Recorded information:
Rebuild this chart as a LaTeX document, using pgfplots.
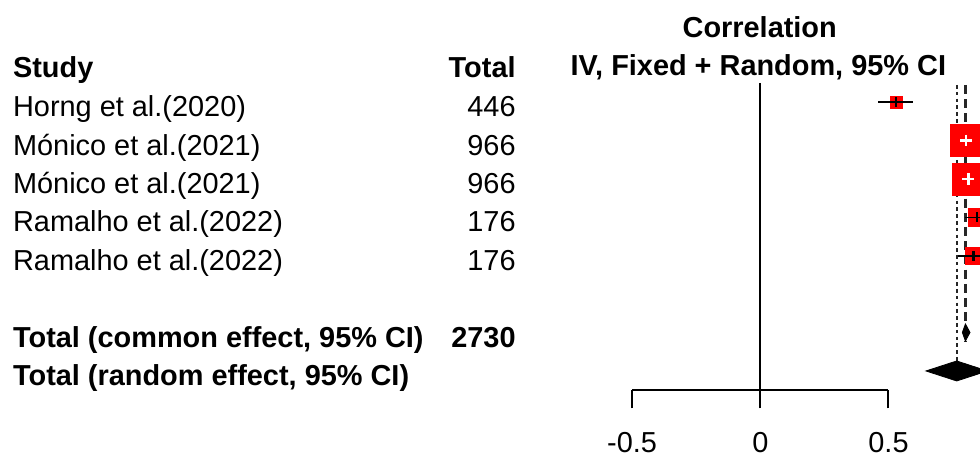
\documentclass[border=0pt]{standalone}
\usepackage{pgfplots}
\pgfplotsset{compat=1.18}
\usepackage{pgfplotstable}
\usepackage{fontspec}
\setmainfont{Liberation Sans}

% studies whose CI is drawn in black (CI wider than box)
\pgfplotstableread{
y     est   lo    hi    ms
102   0.529 0.459 0.595 3.0
217.5 0.844 0.798 0.890 4.4
256   0.831 0.771 0.891 4.1
}\blackci
% studies whose CI lies inside the box (drawn in white)
\pgfplotstableread{
y     est   lo    hi    ms
140.5 0.802 0.779 0.825 8.0
179   0.811 0.788 0.834 8.0
}\whiteci

\begin{document}
\begin{tikzpicture}[font=\fontsize{14.45}{17}\selectfont]
\begin{axis}[
  name=main,
  scale only axis, width=490pt, height=229.5pt,
  xmin=-2.96529, xmax=0.85687,
  ymin=0, ymax=459, y dir=reverse,
  axis lines=none, xtick=\empty, ytick=\empty,
  clip=true, clip marker paths=true,
]
% reference line at 0
\addplot[black, line width=0.85pt] coordinates {(0,83) (0,390)};
% random effect line (dotted)
\addplot[black!85, line width=1.15pt, dash pattern=on 1.8pt off 1.6pt] coordinates {(0.766,85) (0.766,361)};
% common effect line (dashed)
\addplot[black!85, line width=1.1pt, dash pattern=on 4.5pt off 2.6pt] coordinates {(0.80,85) (0.80,341)};

% boxes
\addplot[only marks, mark=square*, scatter, point meta=explicit,
  scatter/use mapped color={draw=red, fill=red},
  visualization depends on={\thisrow{ms}\as\perpointmarksize},
  scatter/@pre marker code/.append style={/tikz/mark size=\perpointmarksize pt}]
  table[x=est, y=y, meta=ms] {\blackci};
\addplot[only marks, mark=square*, scatter, point meta=explicit,
  scatter/use mapped color={draw=red, fill=red},
  visualization depends on={\thisrow{ms}\as\perpointmarksize},
  scatter/@pre marker code/.append style={/tikz/mark size=\perpointmarksize pt}]
  table[x=est, y=y, meta=ms] {\whiteci};

% confidence intervals
\addplot[black, only marks, mark=|, mark size=2.5pt, mark options={line width=1.2pt},
  error bars/.cd, x dir=both, x explicit, error mark=none,
  error bar style={line width=0.95pt, black}]
  table[x=est, y=y, x error plus expr=\thisrow{hi}-\thisrow{est},
        x error minus expr=\thisrow{est}-\thisrow{lo}] {\blackci};
\addplot[white, only marks, mark=|, mark size=2.9pt, mark options={line width=1.3pt, white},
  error bars/.cd, x dir=both, x explicit, error mark=none,
  error bar style={line width=1.3pt, white}]
  table[x=est, y=y, x error plus expr=\thisrow{hi}-\thisrow{est},
        x error minus expr=\thisrow{est}-\thisrow{lo}] {\whiteci};

% summary diamonds
\addplot[fill=black, draw=black, line width=0.4pt] coordinates
  {(0.788,332.5) (0.80,324) (0.818,332.5) (0.80,341)} -- cycle;
\addplot[fill=black, draw=black, line width=0.4pt] coordinates
  {(0.646,371) (0.766,361) (0.886,371) (0.766,381)} -- cycle;

% text columns
\tikzset{every node/.append style={inner sep=0pt}}
\node[anchor=base] at (axis cs:-0.0023,37.3) {\bfseries Correlation};
\node[anchor=base] at (axis cs:-0.0078,75.8) {\bfseries IV, Fixed + Random, 95\% CI};
\node[anchor=base west] at (axis cs:-2.9158,78) {\bfseries Study};
\node[anchor=base east] at (axis cs:-0.9528,78) {\bfseries Total};

\node[anchor=base west] at (axis cs:-2.9158,116.7) {Horng et al.(2020)};
\node[anchor=base west] at (axis cs:-2.9158,155.2) {Mónico et al.(2021)};
\node[anchor=base west] at (axis cs:-2.9158,193.6) {Mónico et al.(2021)};
\node[anchor=base west] at (axis cs:-2.9158,232.0) {Ramalho et al.(2022)};
\node[anchor=base west] at (axis cs:-2.9158,270.5) {Ramalho et al.(2022)};
\node[anchor=base east] at (axis cs:-0.9528,116.7) {446};
\node[anchor=base east] at (axis cs:-0.9528,155.2) {966};
\node[anchor=base east] at (axis cs:-0.9528,193.6) {966};
\node[anchor=base east] at (axis cs:-0.9528,232.0) {176};
\node[anchor=base east] at (axis cs:-0.9528,270.5) {176};

\node[anchor=base west] at (axis cs:-2.9158,347.4) {\bfseries Total (common effect, 95\% CI)};
\node[anchor=base east] at (axis cs:-0.9528,347.4) {\bfseries 2730};
\node[anchor=base west] at (axis cs:-2.9158,385.8) {\bfseries Total (random effect, 95\% CI)};

\coordinate (rulerorigin) at (axis cs:-0.5,390);
\end{axis}

% x axis ruler
\begin{axis}[
  at={(rulerorigin)}, anchor=south west,
  scale only axis, width=128.2pt, height=20pt,
  xmin=-0.5, xmax=0.5, ymin=0, ymax=1,
  axis x line*=bottom, hide y axis,
  x axis line style={line width=1pt, black, -},
  xtick={-0.5,0,0.5}, xticklabels={-0.5,0,0.5},
  tick align=outside, major tick length=9.15pt,
  tick style={line width=1pt, black},
  xticklabel style={anchor=north, inner sep=0pt, yshift=-11.8pt},
]
\addplot[draw=none] coordinates {(0,0)};
\end{axis}

\pgfresetboundingbox
\useasboundingbox (main.south west) rectangle (main.north east);
\end{tikzpicture}
\end{document}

Problem requirements:
Make an exact copy of the listing above. Do not include the pictures.

Answer to this problem:
Rebuild this chart as a LaTeX document, using pgfplots.
\documentclass[border=0pt]{standalone}
\usepackage{pgfplots}
\pgfplotsset{compat=1.18}
\usepackage{pgfplotstable}
\usepackage{fontspec}
\setmainfont{Liberation Sans}

% studies whose CI is drawn in black (CI wider than box)
\pgfplotstableread{
y     est   lo    hi    ms
102   0.529 0.459 0.595 3.0
217.5 0.844 0.798 0.890 4.4
256   0.831 0.771 0.891 4.1
}\blackci
% studies whose CI lies inside the box (drawn in white)
\pgfplotstableread{
y     est   lo    hi    ms
140.5 0.802 0.779 0.825 8.0
179   0.811 0.788 0.834 8.0
}\whiteci

\begin{document}
\begin{tikzpicture}[font=\fontsize{14.45}{17}\selectfont]
\begin{axis}[
  name=main,
  scale only axis, width=490pt, height=229.5pt,
  xmin=-2.96529, xmax=0.85687,
  ymin=0, ymax=459, y dir=reverse,
  axis lines=none, xtick=\empty, ytick=\empty,
  clip=true, clip marker paths=true,
]
% reference line at 0
\addplot[black, line width=0.85pt] coordinates {(0,83) (0,390)};
% random effect line (dotted)
\addplot[black!85, line width=1.15pt, dash pattern=on 1.8pt off 1.6pt] coordinates {(0.766,85) (0.766,361)};
% common effect line (dashed)
\addplot[black!85, line width=1.1pt, dash pattern=on 4.5pt off 2.6pt] coordinates {(0.80,85) (0.80,341)};

% boxes
\addplot[only marks, mark=square*, scatter, point meta=explicit,
  scatter/use mapped color={draw=red, fill=red},
  visualization depends on={\thisrow{ms}\as\perpointmarksize},
  scatter/@pre marker code/.append style={/tikz/mark size=\perpointmarksize pt}]
  table[x=est, y=y, meta=ms] {\blackci};
\addplot[only marks, mark=square*, scatter, point meta=explicit,
  scatter/use mapped color={draw=red, fill=red},
  visualization depends on={\thisrow{ms}\as\perpointmarksize},
  scatter/@pre marker code/.append style={/tikz/mark size=\perpointmarksize pt}]
  table[x=est, y=y, meta=ms] {\whiteci};

% confidence intervals
\addplot[black, only marks, mark=|, mark size=2.5pt, mark options={line width=1.2pt},
  error bars/.cd, x dir=both, x explicit, error mark=none,
  error bar style={line width=0.95pt, black}]
  table[x=est, y=y, x error plus expr=\thisrow{hi}-\thisrow{est},
        x error minus expr=\thisrow{est}-\thisrow{lo}] {\blackci};
\addplot[white, only marks, mark=|, mark size=2.9pt, mark options={line width=1.3pt, white},
  error bars/.cd, x dir=both, x explicit, error mark=none,
  error bar style={line width=1.3pt, white}]
  table[x=est, y=y, x error plus expr=\thisrow{hi}-\thisrow{est},
        x error minus expr=\thisrow{est}-\thisrow{lo}] {\whiteci};

% summary diamonds
\addplot[fill=black, draw=black, line width=0.4pt] coordinates
  {(0.788,332.5) (0.80,324) (0.818,332.5) (0.80,341)} -- cycle;
\addplot[fill=black, draw=black, line width=0.4pt] coordinates
  {(0.646,371) (0.766,361) (0.886,371) (0.766,381)} -- cycle;

% text columns
\tikzset{every node/.append style={inner sep=0pt}}
\node[anchor=base] at (axis cs:-0.0023,37.3) {\bfseries Correlation};
\node[anchor=base] at (axis cs:-0.0078,75.8) {\bfseries IV, Fixed + Random, 95\% CI};
\node[anchor=base west] at (axis cs:-2.9158,78) {\bfseries Study};
\node[anchor=base east] at (axis cs:-0.9528,78) {\bfseries Total};

\node[anchor=base west] at (axis cs:-2.9158,116.7) {Horng et al.(2020)};
\node[anchor=base west] at (axis cs:-2.9158,155.2) {Mónico et al.(2021)};
\node[anchor=base west] at (axis cs:-2.9158,193.6) {Mónico et al.(2021)};
\node[anchor=base west] at (axis cs:-2.9158,232.0) {Ramalho et al.(2022)};
\node[anchor=base west] at (axis cs:-2.9158,270.5) {Ramalho et al.(2022)};
\node[anchor=base east] at (axis cs:-0.9528,116.7) {446};
\node[anchor=base east] at (axis cs:-0.9528,155.2) {966};
\node[anchor=base east] at (axis cs:-0.9528,193.6) {966};
\node[anchor=base east] at (axis cs:-0.9528,232.0) {176};
\node[anchor=base east] at (axis cs:-0.9528,270.5) {176};

\node[anchor=base west] at (axis cs:-2.9158,347.4) {\bfseries Total (common effect, 95\% CI)};
\node[anchor=base east] at (axis cs:-0.9528,347.4) {\bfseries 2730};
\node[anchor=base west] at (axis cs:-2.9158,385.8) {\bfseries Total (random effect, 95\% CI)};

\coordinate (rulerorigin) at (axis cs:-0.5,390);
\end{axis}

% x axis ruler
\begin{axis}[
  at={(rulerorigin)}, anchor=south west,
  scale only axis, width=128.2pt, height=20pt,
  xmin=-0.5, xmax=0.5, ymin=0, ymax=1,
  axis x line*=bottom, hide y axis,
  x axis line style={line width=1pt, black, -},
  xtick={-0.5,0,0.5}, xticklabels={-0.5,0,0.5},
  tick align=outside, major tick length=9.15pt,
  tick style={line width=1pt, black},
  xticklabel style={anchor=north, inner sep=0pt, yshift=-11.8pt},
]
\addplot[draw=none] coordinates {(0,0)};
\end{axis}

\pgfresetboundingbox
\useasboundingbox (main.south west) rectangle (main.north east);
\end{tikzpicture}
\end{document}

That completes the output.